Operating a microgrid in an islanded mode does create challenges in managing voltage and frequency for the microgrid, particularly if operating with 100% renewable generation. ABB controls for battery energy storage systems or flywheel energy storage systems enable the storage systems to be the grid-forming devices for islanded microgrid operations. When installed as part of a microgrid that can be islanded when there is a grid disturbance, DERs can improve reliability for critical loads or remote locations.   

3. What is the outlook for storage with regard to its role in microgrids and as an enabler for renewables?

A key driver to answering this question is regulatory policy. Utilities will not invest in grid resources unless there is clear cost recovery and return on investment, which in turn must be justified by the improved grid reliability and resilience. DER developers will invest in microgrids and storage behind the point of grid interconnection to complement renewable resources, comply with grid codes, provide capacity firming, and shift generation to align with peak demand.  There are operational challenges, too, of course. Storage de-couples generation from demand and increases the flexibility of the grid, but it increases the complexity of grid management because the storage system has to be modeled and controlled like any other resource. Storage is different, of course in that it can operate as either generation or a load. Also, customers might operate behind-the-meter storage resources in a manner that supports their interests but not necessarily utility operations. For this reason, energy storage works best as part of a microgrid.

4. How will deep learning impact the utilities?  

Deep learning is an application of artificial intelligence and a subset of machine learning. It refers to neural networks with more than one hidden layer. More layers allow for the neural network to fit more complex functions. For example, utility load forecasting has been based on neural networks for some time, but distributed energy resources are making the forecasting more complex. Future distribution grids will have connected renewables, EV charging, and energy storage. AI can use second-generation neural networks to predict generation and demand based on historical energy data, weather data, date-time aspects, and other factors.
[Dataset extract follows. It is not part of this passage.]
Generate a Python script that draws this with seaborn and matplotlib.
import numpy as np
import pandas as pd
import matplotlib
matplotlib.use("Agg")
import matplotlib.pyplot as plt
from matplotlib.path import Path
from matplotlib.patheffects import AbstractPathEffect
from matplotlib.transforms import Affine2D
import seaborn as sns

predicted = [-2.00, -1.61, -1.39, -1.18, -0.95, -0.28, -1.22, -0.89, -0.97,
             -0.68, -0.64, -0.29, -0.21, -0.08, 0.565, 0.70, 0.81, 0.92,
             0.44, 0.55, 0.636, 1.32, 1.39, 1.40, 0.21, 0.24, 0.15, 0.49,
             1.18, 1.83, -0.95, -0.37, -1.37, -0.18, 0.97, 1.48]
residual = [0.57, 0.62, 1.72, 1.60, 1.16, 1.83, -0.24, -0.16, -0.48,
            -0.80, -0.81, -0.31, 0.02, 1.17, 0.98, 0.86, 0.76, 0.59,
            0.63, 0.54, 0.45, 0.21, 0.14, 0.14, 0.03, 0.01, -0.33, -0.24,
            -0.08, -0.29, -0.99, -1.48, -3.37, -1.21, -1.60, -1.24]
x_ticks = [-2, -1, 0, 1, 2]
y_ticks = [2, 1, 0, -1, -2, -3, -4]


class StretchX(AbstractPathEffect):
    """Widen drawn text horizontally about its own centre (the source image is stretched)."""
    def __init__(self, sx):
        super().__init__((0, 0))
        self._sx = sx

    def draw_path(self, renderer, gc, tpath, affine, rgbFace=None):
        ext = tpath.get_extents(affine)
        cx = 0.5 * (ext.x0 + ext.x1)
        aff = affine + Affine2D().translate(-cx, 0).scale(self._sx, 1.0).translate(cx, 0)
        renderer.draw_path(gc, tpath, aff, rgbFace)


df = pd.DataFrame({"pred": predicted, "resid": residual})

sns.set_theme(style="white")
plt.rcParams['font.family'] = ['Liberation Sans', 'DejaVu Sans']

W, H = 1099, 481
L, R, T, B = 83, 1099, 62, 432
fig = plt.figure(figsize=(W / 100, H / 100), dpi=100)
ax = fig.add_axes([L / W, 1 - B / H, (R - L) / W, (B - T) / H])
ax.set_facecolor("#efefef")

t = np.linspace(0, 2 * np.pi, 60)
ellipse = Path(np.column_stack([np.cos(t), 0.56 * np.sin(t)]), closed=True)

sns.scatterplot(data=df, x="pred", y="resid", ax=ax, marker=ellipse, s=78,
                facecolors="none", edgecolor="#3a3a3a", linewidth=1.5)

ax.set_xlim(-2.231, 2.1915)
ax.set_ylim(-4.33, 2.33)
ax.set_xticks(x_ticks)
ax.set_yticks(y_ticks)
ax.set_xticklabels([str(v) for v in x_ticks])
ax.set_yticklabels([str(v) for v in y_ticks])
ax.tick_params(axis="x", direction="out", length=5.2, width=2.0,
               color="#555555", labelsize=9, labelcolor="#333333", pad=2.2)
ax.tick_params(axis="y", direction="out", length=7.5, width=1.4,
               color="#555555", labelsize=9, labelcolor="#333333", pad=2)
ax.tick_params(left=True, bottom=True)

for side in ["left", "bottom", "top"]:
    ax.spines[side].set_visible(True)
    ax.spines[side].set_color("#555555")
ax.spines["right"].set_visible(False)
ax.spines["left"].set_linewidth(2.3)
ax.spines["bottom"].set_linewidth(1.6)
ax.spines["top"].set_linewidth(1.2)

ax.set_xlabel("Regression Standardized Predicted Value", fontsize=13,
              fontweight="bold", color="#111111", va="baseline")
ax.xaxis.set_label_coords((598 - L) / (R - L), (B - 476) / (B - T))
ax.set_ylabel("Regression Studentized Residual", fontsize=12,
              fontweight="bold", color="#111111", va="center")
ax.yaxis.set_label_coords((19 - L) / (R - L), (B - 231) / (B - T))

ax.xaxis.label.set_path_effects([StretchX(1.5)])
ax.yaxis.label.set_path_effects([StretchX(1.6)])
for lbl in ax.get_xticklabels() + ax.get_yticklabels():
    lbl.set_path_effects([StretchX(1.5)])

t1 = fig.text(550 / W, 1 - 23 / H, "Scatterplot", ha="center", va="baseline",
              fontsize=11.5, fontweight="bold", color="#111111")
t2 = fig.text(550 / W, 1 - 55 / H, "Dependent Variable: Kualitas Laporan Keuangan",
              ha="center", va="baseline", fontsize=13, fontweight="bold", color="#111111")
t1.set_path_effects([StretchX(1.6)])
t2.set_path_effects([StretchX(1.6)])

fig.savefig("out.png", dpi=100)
5. What exactly is the difference between ADMS and DERMS?    

An Advanced Distribution Management System (ADMS) combines distribution management system functions for control room operations, storm response and outage management, SCADA, distributed energy resource management, and advanced applications such as automated switching and volt/var optimization. A Distributed Energy Resource Management System (DERMS) addresses grid operations with DERs including control of smart inverters, volt/var optimization, and protection and control. DERMS also manage the virtual power plant (VPP) functions of registration, forecasting, aggregation, dispatch, and settlement for services provided by DERs. This could involve utilities or third party aggregators. A full-function DERMS is best deployed as an integrated part of an ADMS to leverage the network model and power flow in the ADMS to validate DER dispatch schedules.